Temos o dom de contar histórias.
É esta a sensação imediata que eu tenho face aos portugueses, que é também a sensação de alguém que vive rodeada por elas. Pelo menos na minha família sempre foi assim. E sempre foi uma coisa das mulheres da casa. Da avó materna, da avó paterna, da mãe, das tias, das vizinhas das avós… coisas de mulheres!

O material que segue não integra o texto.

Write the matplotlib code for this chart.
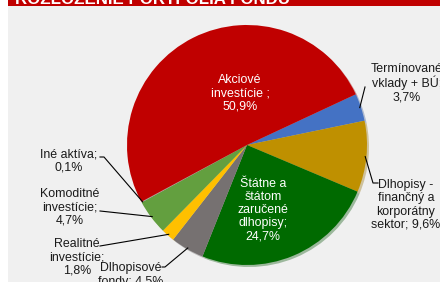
import matplotlib
matplotlib.use("Agg")
import matplotlib.pyplot as plt
import numpy as np

plt.rcParams['font.family'] = ['Liberation Sans', 'DejaVu Sans']

title = "ROZLOŽENIE PORTFÓLIA FONDU"
categories = ["Termínované\nvklady + BÚ;", "Dlhopisy -\nfinančný a\nkorporátny\nsektor;",
              "Štátne a\nštátom\nzaručené\ndlhopisy;", "Dlhopisové\nfondy;",
              "Realitné\ninvestície;", "Komoditné\ninvestície;", "Iné aktíva;",
              "Akciové\ninvestície ;"]
values = [3.7, 9.6, 24.7, 4.5, 1.8, 4.7, 0.1, 50.9]
value_labels = ["3,7%", "9,6%", "24,7%", "4,5%", "1,8%", "4,7%", "0,1%", "50,9%"]
colors = ["#4472C4", "#BF9000", "#006A00", "#767171", "#FFC000", "#639F3F", "#A5A5A5", "#C00000"]

W, H = 440, 282
fig = plt.figure(figsize=(W / 100, H / 100), dpi=100)
fig.patch.set_facecolor("white")
# grey panel background
fig.add_artist(plt.Rectangle((8 / W, 0), 1, 1, transform=fig.transFigure, facecolor="#F0F0F0", edgecolor="none", zorder=0))
# red title bar
fig.add_artist(plt.Rectangle((8 / W, (H - 5.5) / H), 1, 1, transform=fig.transFigure, facecolor="#C00000", edgecolor="none", zorder=1))
fig.text(15 / W, (H - 4) / H, title, color="white", fontsize=12.2, fontweight="bold", va="baseline", ha="left", zorder=2)

cx, cy, R = 247, 145, 120
ax = fig.add_axes([(cx - R) / W, (H - cy - R) / H, 2 * R / W, 2 * R / H])
ax.set_xlim(-1, 1)
ax.set_ylim(-1, 1)
ax.axis("off")
ax.patch.set_alpha(0)

wedges, _ = ax.pie(values, colors=colors, startangle=25, counterclock=False, radius=1,
                   center=(0, 0), wedgeprops=dict(linewidth=0),
                   shadow=dict(ox=0.012, oy=-0.012, shade=0.25, alpha=0.35))
ax.set_xlim(-1, 1)
ax.set_ylim(-1, 1)
ax.set_aspect("equal")

def px(x, y):
    return ((x - cx) / R, (cy - y) / R)

fs = 8.9
ls = 1.12
# inside labels
ax.text(*px(240, 93), categories[7] + "\n" + value_labels[7], color="white", ha="center", va="center", fontsize=fs, linespacing=ls)
ax.text(*px(263, 210), categories[2] + "\n" + value_labels[2], color="white", ha="center", va="center", fontsize=fs, linespacing=ls)

def mid(w):
    a = np.deg2rad((w.theta1 + w.theta2) / 2)
    return np.cos(a), np.sin(a)

# outside labels: (index, text pos, text ha, leader path points in px after wedge point)
outs = [
    (0, (407, 83), "center", [(365, 87)]),
    (1, (406, 205), "center", [(373, 183), (378, 183)]),
    (6, (69, 161), "center", [(104, 157), (100, 157)]),
    (5, (70, 207), "center", [(100, 211)]),
    (4, (77, 257), "center", [(100, 246)]),
    (3, (131, 275), "center", [(165, 267), (162, 267)]),
]
for i, tpos, ha, path in outs:
    if i == 6:
        w = wedges[i]
        a = np.deg2rad(w.theta2)
        start = (np.cos(a) * 0.99, np.sin(a) * 0.99)
    else:
        m = mid(wedges[i])
        start = (m[0] * 0.99, m[1] * 0.99)
    pts = [start] + [px(*p) for p in path]
    xs, ys = zip(*pts)
    ax.plot(xs, ys, color="black", lw=0.8, clip_on=False, zorder=5)
    ax.text(*px(*tpos), categories[i] + "\n" + value_labels[i] if i not in (1, 3) else categories[i] + " " + value_labels[i],
            ha=ha, va="center", fontsize=fs, linespacing=ls, color="#1a1a1a", clip_on=False)

fig.savefig("out.png", dpi=100)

Na casa da avó Piedade, o pretexto para se contar uma história surgia com a espera do jantar. Enquanto as batatas coziam na panela de ferro, os dedos davam azo a histórias de outros tempos. Falava-se da infância da minha mãe, das minhas tias, da minha avó… coisas da terra, vidas duras, vidas cheias, vidas ricas de gente que sabe de cor “lenga lengas” desconhecidas, verdadeiros ensinamentos e odes à memória dos dias sem tv’s, net’s, telefones. A escuta era encenada por mim e pela minha irmã com um pau de ponta incandescente a rasgar o ar e, à medida que o agitávamos, um rastro de luz pairava à nossa frente como se de um cometa se tratasse.
Na cada da Ti Maria também era assim. A sala da minha avó paterna tinha um rol de cadeiras a toda à volta. A vizinhança era sempre bem recebida. Vinha a Dona Marquinhas, a Dona Augustinha (antiga proprietária de uma taberna) e quem viesse por bem. Mesmo com a televisão aos berros, as histórias fluíam e sobrepunham-se ao ruído da novela ou de um programa da tarde qualquer. Por vezes a coisa dava-se na rua, todas sentadas em fila no muro do antigo Jardim de Infância, quando o calor permitia o encontro das velhas amigas.
E depois vinha o Natal, momento de encontro das manas (Fátima, Emília e Amélia). A mesa era delas! Relembravam, riam, choravam… e eu a beber admirada daquelas histórias… tão diferentes, tão próximas mas tão longínquas dos dias de hoje!
Resgato esta sensação e estes momentos, para não os perder.